Labor force participation rates among college-educated women grew in the first decade of the 21st Century. But not among the population one would expect: That result was among 60-to-64-year-olds. A recent study looks at that finding as well as how pensions help explain it.

In “Teaching, Teachers Pensions and Retirement Across Recent Cohorts of College Graduate Women,” National Bureau of Economic Research Working Paper 22698, Maria D. Fitzpatrick argues that one possible reason for this change stems from the fact that fewer college-educated women among the more recent groups of them were ever teachers.

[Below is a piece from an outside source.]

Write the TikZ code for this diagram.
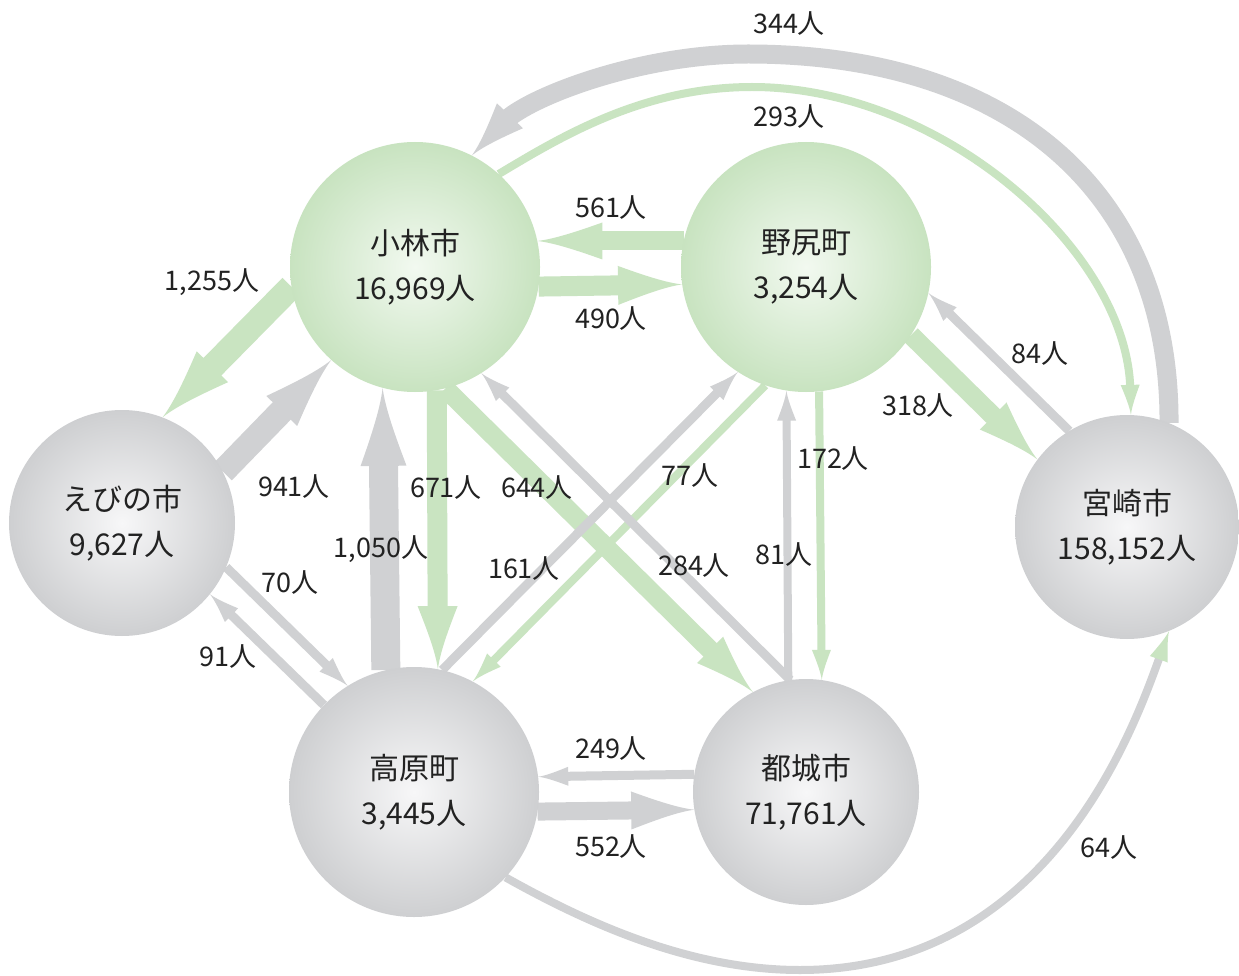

What does this have to do with pensions? Fitzpatrick suggests that this trend “could affect the length of women’s careers because teaching is a profession where workers are covered by defined benefit pensions and, generally, defined benefit pensions allow workers to retire earlier than Social Security.”

“Teachers have different patterns of retirement and labor supply at older ages than their similarly educated and professionalized counterparts,” says Fitzpatrick. She argues that younger groups of teachers “are less likely to be employed and more likely to be retired between the ages of 60 and 64 than recent cohorts of similarly educated and professionalized women.”

This, Fitzpatrick says, is likely attributable to access to traditional DB plans — which teachers have, but women who are not teachers do not.

And this has a broader application than one occupation, Fitzpatrick argues, saying, “The difference in pension access across occupations is also likely a primary driver of changes in the patterns of labor supply among older college-educated women in recent decades.”

For instance, Fitzpatrick says, patterns of older teachers’ employment and retirement “did not change much for the cohorts between 1931 and 1950,” but “other older college-educated women who were never teachers saw significant increases in the propensity to be employed and decreases in the likelihood of being retired.” And, she notes, this finding corresponds to the patterns regarding DB plans in the private sector.

“The combination of increased educational attainment and changing occupational choice both played a role in the increases in the labor supply of older women,” says Fitzpatrick.